Until just now, looking at the participant list, and noticing the women in my age group, I was pretty much okay with being last in the age group, last maybe overall. I've been close before. Looking at the list of names, I don't see anyone who is likely to be slower than me, unless it is one of the older guys, and if he starts before me, that will not be apparent until looking at results, and it is doubtful anyone will look that low on the stats.
So what is bothering me? What's bothering me is there are 8 women in my age group of a total of maybe 50 women. Eight. The biggest age group of women. None older either. And also what's bothering me? I've been doing this for a while now. Never was fast, just get out there and do it. There are 3 new women joining the 50+ age group ranks who have done 1 inside tri this past winter and/or ran their first 25k race this past spring, and all of a sudden they are triathletes. I'm not trying to lessen their desire to compete, but these ladies are tough! They will divide and conquer, that's for sure. What used to be my chance to show them up is now being reduced to nothing. No longer will I be able to distinguish myself from their running by claiming to be a triathlete.
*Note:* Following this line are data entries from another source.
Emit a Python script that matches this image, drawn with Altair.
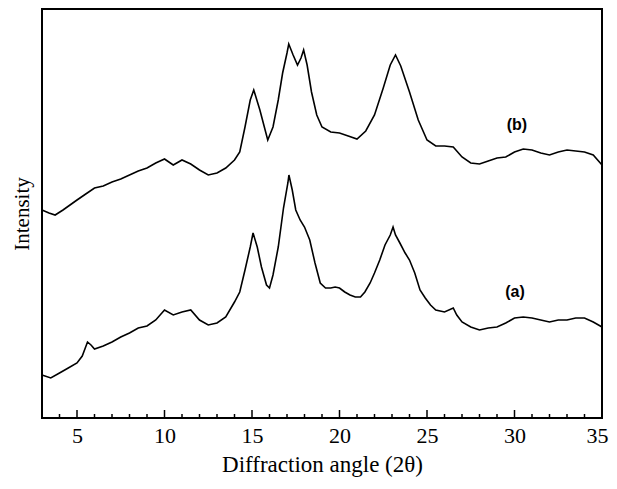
import altair as alt
import pandas as pd

# 2-theta positions and intensities (arbitrary units)
x_b = [3, 3.4, 3.75, 4.2, 4.6, 5, 5.5, 6, 6.5, 7, 7.5, 8, 8.5, 9, 9.5, 10, 10.5, 11, 11.5,
       12, 12.5, 13, 13.5, 14, 14.3, 14.6, 14.9, 15.1, 15.45, 15.75, 15.9, 16.2, 16.5,
       16.75, 17.0, 17.1, 17.35, 17.6, 17.8, 17.95, 18.15, 18.4, 18.7, 19, 19.5, 20,
       20.5, 21, 21.5, 22, 22.5, 22.9, 23.2, 23.5, 24, 24.5, 25, 25.5, 26, 26.5, 27,
       27.5, 28, 28.5, 29, 29.5, 30, 30.5, 31, 31.5, 32, 32.5, 33, 33.5, 34, 34.5, 35]
py_b = [210, 213, 215, 210, 205, 200, 194, 188, 186, 182, 179, 175, 171, 168, 163, 159, 165, 160, 164,
        170, 175, 173, 168, 160, 152, 127, 100, 90, 110, 130, 140, 127, 100,
        73, 53, 44, 55, 65, 58, 50, 65, 92, 115, 127, 132, 133,
        136, 139, 131, 115, 88, 65, 55, 66, 92, 120, 140, 146, 146, 147, 157,
        163, 164, 161, 158, 157, 152, 149, 150, 153, 155, 152, 150, 151, 152, 155, 165]

x_a = [3, 3.5, 4, 4.5, 5, 5.3, 5.6, 5.8, 6, 6.5, 7, 7.5, 8, 8.5, 9, 9.5, 10, 10.5, 11, 11.5,
       12, 12.5, 13, 13.5, 14, 14.3, 14.6, 14.9, 15.06, 15.3, 15.54, 15.83, 16.0, 16.2,
       16.5, 16.8, 17.05, 17.11, 17.3, 17.5, 17.75, 18.0, 18.3, 18.6, 18.9, 19.2, 19.5,
       19.75, 20.0, 20.3, 20.6, 20.9, 21.2, 21.45, 21.75, 22.0, 22.3, 22.6, 22.9, 23.06,
       23.2, 23.45, 23.75, 24.0, 24.3, 24.6, 24.9, 25.2, 25.5, 26, 26.5, 26.7, 27, 27.5,
       28, 28.5, 29, 29.5, 30, 30.5, 31, 31.5, 32, 32.5, 33, 33.5, 34, 34.5, 35]
py_a = [375, 378, 373, 368, 363, 356, 342, 345, 349, 346, 342, 337, 333, 328, 326, 320, 310, 315, 312, 310,
        320, 325, 323, 317, 302, 292, 270, 247, 233, 247, 267, 285, 288, 275,
        247, 208, 183, 175, 190, 210, 220, 227, 240, 263, 283, 288, 288,
        287, 288, 292, 295, 297, 297, 292, 283, 273, 260, 245, 235, 227,
        235, 243, 253, 260, 273, 290, 298, 305, 310, 312, 308, 315, 322, 327,
        330, 328, 327, 323, 318, 317, 318, 320, 322, 320, 320, 318, 318, 322, 327]

BASE = 418
int_b = [BASE - v for v in py_b]
int_a = [BASE - v for v in py_a]

series_labels = ["(a)", "(b)"]
label_x = [30.03, 30.14]
label_y = [BASE - 292, BASE - 125]

x_tick_values = [5, 10, 15, 20, 25, 30, 35]
minor_ticks = [v for v in range(4, 35) if v % 5 != 0]
major_ticks = [5, 10, 15, 20, 25, 30]

SERIF = "Liberation Serif, Times New Roman, DejaVu Serif, serif"
H = 409

df = pd.concat([
    pd.DataFrame({"angle": x_a, "intensity": int_a, "series": "a"}),
    pd.DataFrame({"angle": x_b, "intensity": int_b, "series": "b"}),
])

xscale = alt.Scale(domain=[3, 35], nice=False, zero=False)
yscale = alt.Scale(domain=[0, H], nice=False, zero=False)

x_enc = alt.X("angle:Q", scale=xscale,
              axis=alt.Axis(values=x_tick_values, ticks=False, domain=False, grid=False,
                            labelFont=SERIF, labelFontSize=22, labelColor="black",
                            labelPadding=7, labelFlush=True, labelFlushOffset=6,
                            title="Diffraction angle (2θ)",
                            titleFont=SERIF, titleFontSize=23,
                            titleFontWeight="normal", titleColor="black", titlePadding=7))
y_enc = alt.Y("intensity:Q", scale=yscale,
              axis=alt.Axis(ticks=False, labels=False, domain=False, grid=False,
                            title="Intensity", titleFont=SERIF, titleFontSize=21,
                            titleFontWeight="normal", titleColor="black", titlePadding=10))

lines = alt.Chart(df).mark_line(strokeWidth=1.6, color="black").encode(
    x=x_enc, y=y_enc, detail="series:N")

labels = alt.Chart(pd.DataFrame({"angle": label_x, "intensity": label_y, "t": series_labels})).mark_text(
    font="Liberation Sans", fontSize=16, fontWeight="bold", color="black"
).encode(x=alt.X("angle:Q", scale=xscale), y=alt.Y("intensity:Q", scale=yscale), text="t:N")

major = alt.Chart(pd.DataFrame({"angle": major_ticks})).mark_rule(color="black", strokeWidth=1.5).encode(
    x=alt.X("angle:Q", scale=xscale), y=alt.value(H), y2=alt.value(H - 8))
minor = alt.Chart(pd.DataFrame({"angle": minor_ticks})).mark_rule(color="black", strokeWidth=1.5).encode(
    x=alt.X("angle:Q", scale=xscale), y=alt.value(H), y2=alt.value(H - 4))

chart = alt.layer(lines, labels, major, minor).properties(
    width=560, height=H,
    background="white",
    autosize=alt.AutoSizeParams(type="none"),
    padding={"left": 34, "top": 1, "right": 7, "bottom": 61},
).configure_view(stroke="black", strokeWidth=2)

chart.save("out.html", embed_options={"renderer": "svg", "actions": False})
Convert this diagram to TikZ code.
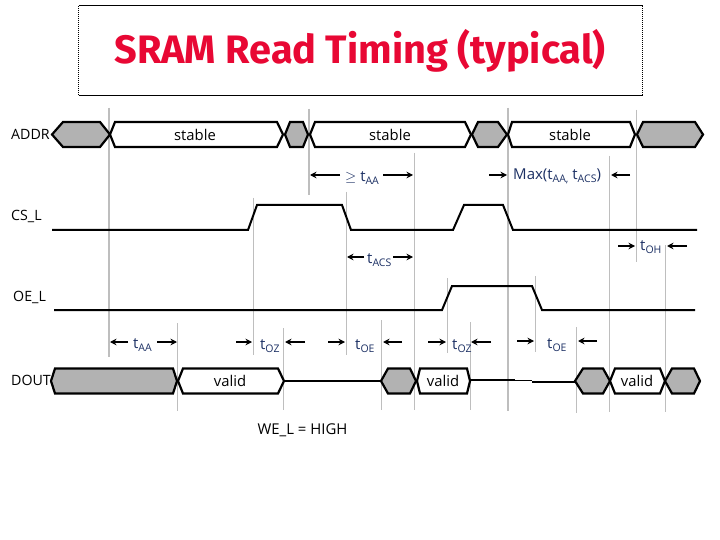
\documentclass[tikz,border=0pt]{standalone}
\usepackage{fontspec}
\setmainfont{Open Sans}
\newfontfamily\titlefont{Fira Sans}
\usetikzlibrary{arrows.meta}
\definecolor{busgray}{RGB}{178,178,178}
\definecolor{guidegray}{RGB}{190,190,190}
\definecolor{labelblue}{RGB}{28,48,100}
\definecolor{titlered}{RGB}{232,8,52}
\newcommand{\tsub}[1]{t\raisebox{-3pt}{\fontsize{10.5}{11}\selectfont #1}}
\tikzset{
	signal/.style={line width=2pt,line join=miter},
	bus/.style={line width=2.2pt,draw=black,line join=miter},
	guide/.style={draw=guidegray,line width=1pt},
	heavyguide/.style={draw=guidegray,line width=2pt},
	timing/.style={-{Stealth[length=6.5pt,width=6.5pt]},line width=1.5pt},
	sig/.style={font=\fontsize{14.2}{16}\selectfont,inner sep=0pt},
	val/.style={font=\fontsize{14.8}{16}\selectfont,inner sep=0pt},
	lab/.style={font=\fontsize{15}{17}\selectfont,text=labelblue,inner sep=0pt},
}
\begin{document}
\begin{tikzpicture}[x=1pt,y=-1pt]
		\useasboundingbox (0,0) rectangle (720,540);
		\fill[white] (0,0) rectangle (720,540);
		\node[inner sep=0pt,text=titlered] (title) at (360,51) {\titlefont\bfseries\fontsize{39.7}{42}\selectfont SRAM Read Timing (typical)};
		\coordinate (boxa) at (78.5,6);
		\coordinate (boxb) at (642.5,6);
		\coordinate (boxc) at (642.5,96);
		\coordinate (boxd) at (78.5,96);
		\draw[line width=1pt] (boxd) -- (boxc);
		\draw[line width=1pt] (boxb) -- (boxa);
		\draw[line width=1pt,densely dotted] (boxa) -- (boxd);
		\draw[line width=1pt,densely dotted] (boxb) -- (boxc);
		\foreach \x/\ya/\yb in {253/198/355,346.5/192/355,414/153/410,609.5/156/412,636/110/262,665/245/412,177.5/323/411,283/328/410,381.5/320/410,447/278/353,470/322/410,535.5/276/352,576/327/413}
			\draw[guide] (\x,\ya) -- (\x,\yb);
		\draw[heavyguide] (109,108) -- (109,357);
		\draw[heavyguide] (308.5,109) -- (308.5,195);
		\draw[heavyguide] (508,108) -- (508,411);
		\foreach \xa/\xb/\xc/\xd/\ym/\kind in {
			52/63/100/110/134.5/busgray,110/115/277/283/134.5/white,285/290/303/308/134.5/busgray,310/315/465/471/134.5/white,472/478/498/507/134.5/busgray,508/512/630/635/134.5/white,637/643/695/703/134.5/busgray,
			51/55/173/177/381/busgray,178/183/278/284/381/white,381/388/410/416/381/busgray,417/420/467/470/381/white,575/583/603/610/381/busgray,610/615/660/665/381/white,665/672/694/700/381/busgray}
			\draw[bus,fill=\kind] (\xa,\ym) -- (\xb,\ym-12.5) -- (\xc,\ym-12.5) -- (\xd,\ym) -- (\xc,\ym+12.5) -- (\xb,\ym+12.5) -- cycle;
		\draw[signal] (52,230) -- (248,230) -- (257,205) -- (342,205) -- (351,230) -- (453,230) -- (464,205) -- (503,205) -- (513,230) -- (697,230);
		\draw[signal] (54,310) -- (442,310) -- (452,286) -- (532,286) -- (542,310) -- (695,310);
		\draw[signal] (284,381) -- (381,381);
		\draw[signal] (470,380) -- (515,380);
		\draw[line width=1.4pt] (515,380.5) -- (532,380.5);
		\draw[signal] (532,382) -- (575,382);
		\node[sig,anchor=west] (addr) at (11,134) {ADDR};
		\node[sig,anchor=west] (csl) at (11,216) {CS\_L};
		\node[sig,anchor=west] (oel) at (13,297) {OE\_L};
		\node[sig,anchor=west] (dout) at (11,380) {DOUT};
		\node[val] (stablea) at (195,135) {stable};
		\node[val] (stableb) at (390,135) {stable};
		\node[val] (stablec) at (570,135) {stable};
		\node[val] (valida) at (230,381) {valid};
		\node[val] (validb) at (443,381) {valid};
		\node[val] (validc) at (637,381) {valid};
		\node[sig,font=\fontsize{14.9}{16}\selectfont] (wel) at (302.5,430) {WE\_L = HIGH};
		\node[lab,anchor=base west] (geq) at (345,182) {$\geq$ \tsub{AA}};
		\node[lab,anchor=base west] (maxt) at (513,180) {Max(\tsub{AA,} \tsub{ACS})};
		\node[lab,anchor=base west] (acs) at (367,263) {\tsub{ACS}};
		\node[lab,anchor=base west] (oh) at (640,250) {\tsub{OH}};
		\node[lab,anchor=base west] (aa) at (133,348) {\tsub{AA}};
		\node[lab,anchor=base west] (oza) at (260,349) {\tsub{OZ}};
		\node[lab,anchor=base west] (oea) at (355,349) {\tsub{OE}};
		\node[lab,anchor=base west] (ozb) at (452,349) {\tsub{OZ}};
		\node[lab,anchor=base west] (oeb) at (547,348) {\tsub{OE}};
		\foreach \name/\xa/\xb/\yy in {pa/340/310/175,pb/383/413/175,pc/489/507/175,pd/630/611/175,pe/364/347/257,pf/393/413/257,pg/618/635/246,ph/687/667/246,pi/128/110/342,pj/157/177/342,pk/236/252/342,pl/305/285/342,pm/328/345/342,pn/402/383/342,po/428/446/342,pp/491/471/342,pq/517/534/341,pr/597/578/341}
		{
			\coordinate (\name-s) at (\xa,\yy);
			\coordinate (\name-e) at (\xb,\yy);
			\draw[timing] (\name-s) -- (\name-e);
		}
		\end{tikzpicture}
\end{document}
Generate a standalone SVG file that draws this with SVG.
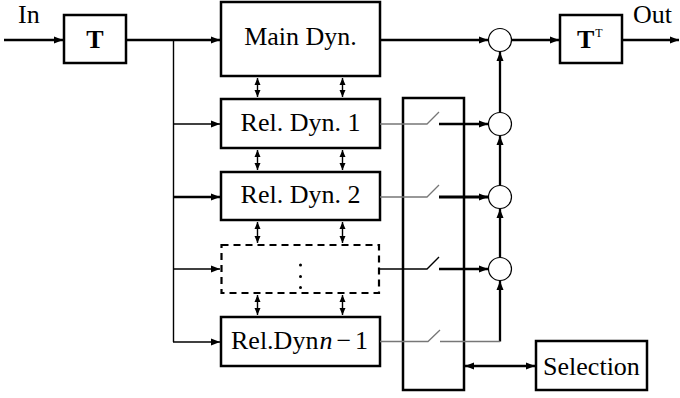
<svg xmlns="http://www.w3.org/2000/svg" width="680" height="398" viewBox="0 0 680 398">
<style>
.box{fill:#fff;stroke:#000;stroke-width:2.5}
.dash{fill:#fff;stroke:#000;stroke-width:2.2;stroke-dasharray:7,5}
.ln{fill:none;stroke:#000;stroke-width:2.3}
.thin{fill:none;stroke:#000;stroke-width:1.4}
.gray{fill:none;stroke:#777;stroke-width:1.3}
.circ{fill:#fff;stroke:#000;stroke-width:1.2}
text{font-family:"Liberation Serif","Times New Roman",serif;font-size:26px;fill:#000}
.c{text-anchor:middle}
</style>
<defs>
<marker id="ah" markerUnits="userSpaceOnUse" markerWidth="10" markerHeight="8" refX="9" refY="3.5" orient="auto-start-reverse" viewBox="0 0 10 7">
<path d="M0,0 L9,3.5 L0,7 z" fill="#000"/>
</marker>
<marker id="as" markerUnits="userSpaceOnUse" markerWidth="8" markerHeight="7" refX="7" refY="3" orient="auto-start-reverse" viewBox="0 0 8 6">
<path d="M0,0 L7,3 L0,6 z" fill="#000"/>
</marker>
</defs>

<g id="connectors">
<line class="ln" x1="4" y1="40" x2="63" y2="40" marker-end="url(#ah)"/>
<line class="ln" x1="126" y1="40" x2="220" y2="40" marker-end="url(#ah)"/>
<line class="thin" x1="173.5" y1="40" x2="173.5" y2="342"/>
<line class="thin" x1="173" y1="124" x2="220" y2="124" marker-end="url(#ah)"/>
<line class="ln" x1="173" y1="197" x2="220" y2="197" marker-end="url(#ah)"/>
<line class="thin" x1="173" y1="269" x2="220" y2="269" marker-end="url(#ah)"/>
<line class="thin" x1="173" y1="342" x2="220" y2="342" marker-end="url(#ah)"/>
<line class="ln" x1="380" y1="40" x2="488" y2="40" marker-end="url(#ah)"/>
<line class="ln" x1="512" y1="40" x2="559" y2="40" marker-end="url(#ah)"/>
<line class="ln" x1="622" y1="40" x2="679" y2="40" marker-end="url(#ah)"/>
<g class="thin">
<line x1="257.5" y1="78" x2="257.5" y2="97" marker-start="url(#as)" marker-end="url(#as)"/>
<line x1="342.5" y1="78" x2="342.5" y2="97" marker-start="url(#as)" marker-end="url(#as)"/>
<line x1="257.5" y1="150" x2="257.5" y2="170" marker-start="url(#as)" marker-end="url(#as)"/>
<line x1="342.5" y1="150" x2="342.5" y2="170" marker-start="url(#as)" marker-end="url(#as)"/>
<line x1="257.5" y1="222" x2="257.5" y2="243" marker-start="url(#as)" marker-end="url(#as)"/>
<line x1="342.5" y1="222" x2="342.5" y2="243" marker-start="url(#as)" marker-end="url(#as)"/>
<line x1="257.5" y1="295" x2="257.5" y2="315" marker-start="url(#as)" marker-end="url(#as)"/>
<line x1="342.5" y1="295" x2="342.5" y2="315" marker-start="url(#as)" marker-end="url(#as)"/>
</g>
<line class="ln" x1="465" y1="366" x2="535" y2="366" marker-start="url(#ah)" marker-end="url(#ah)"/>
<line class="ln" x1="500" y1="112" x2="500" y2="52" marker-end="url(#ah)"/>
<line class="ln" x1="500" y1="185" x2="500" y2="136" marker-end="url(#ah)"/>
<line class="ln" x1="500" y1="257" x2="500" y2="209" marker-end="url(#ah)"/>
<line class="ln" x1="500" y1="341.5" x2="500" y2="281" marker-end="url(#ah)"/>
</g>

<g id="T"><rect class="box" x="64" y="15" width="62" height="48"/><text class="c" x="95" y="48" font-weight="bold">T</text></g>
<text x="18" y="23">In</text>
<g id="main"><rect class="box" x="221" y="2" width="159" height="74"/><text class="c" x="300.5" y="45">Main Dyn.</text></g>
<g id="rel1"><rect class="box" x="221" y="99" width="159" height="49"/><text class="c" x="300.5" y="131">Rel. Dyn. 1</text></g>
<g id="rel2"><rect class="box" x="221" y="172" width="159" height="48"/><text class="c" x="300.5" y="203">Rel. Dyn. 2</text></g>
<g id="reldots"><rect class="dash" x="221.5" y="245" width="157.5" height="48"/>
<circle cx="300.5" cy="265" r="1.5"/><circle cx="300.5" cy="276.5" r="1.5"/><circle cx="300.5" cy="287.5" r="1.5"/></g>
<g id="reln"><rect class="box" x="221" y="317" width="159" height="49"/><text x="231" y="349">Rel.Dyn<tspan font-style="italic" dx="1">n</tspan><tspan dx="4">−</tspan><tspan dx="4">1</tspan></text></g>

<g id="switches">
<rect class="box" x="403" y="98" width="61" height="292" fill="none" style="fill:none"/>
<path class="gray" d="M380,124 H427 L439,112"/>
<path class="gray" d="M380,197 H427 L439,185"/>
<path class="thin" d="M380,269 H427 L439,257"/>
<path class="gray" d="M380,341.5 H428 L440,330"/>
<path class="gray" d="M440,341.5 H500"/>
<line class="ln" x1="439" y1="124" x2="488" y2="124" marker-end="url(#ah)"/>
<line class="ln" x1="439" y1="197" x2="488" y2="197" marker-end="url(#ah)" style="stroke-width:3"/>
<line class="ln" x1="439" y1="269" x2="488" y2="269" marker-end="url(#ah)"/>
</g>

<g id="sums">
<circle class="circ" cx="500" cy="40" r="11.5"/>
<circle class="circ" cx="500" cy="124" r="11.5"/>
<circle class="circ" cx="500" cy="197" r="11.5"/>
<circle class="circ" cx="500" cy="269" r="11.5"/>
</g>

<g id="TT"><rect class="box" x="560" y="15" width="62" height="48"/><text x="577" y="48" font-weight="bold">T<tspan font-size="12" font-weight="normal" dy="-11" dx="1">T</tspan></text></g>
<text x="633" y="23">Out</text>
<g id="selection"><rect class="box" x="536" y="341" width="111" height="49"/><text class="c" x="591.5" y="375">Selection</text></g>
</svg>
Now I can only say, Oh yeah, I do triathlons.
I know I shouldn't lessen my abilities either, but they will surely pale compared to theirs. No matter how long I am out there, it won't count. It will be negated by them stepping up and claiming victory over the sport of triathlon. Now I will have to share the spotlight with them again, as I did in my competitive running days, always being a distant figure behind them.
Ah well, its just for the fun of it, right?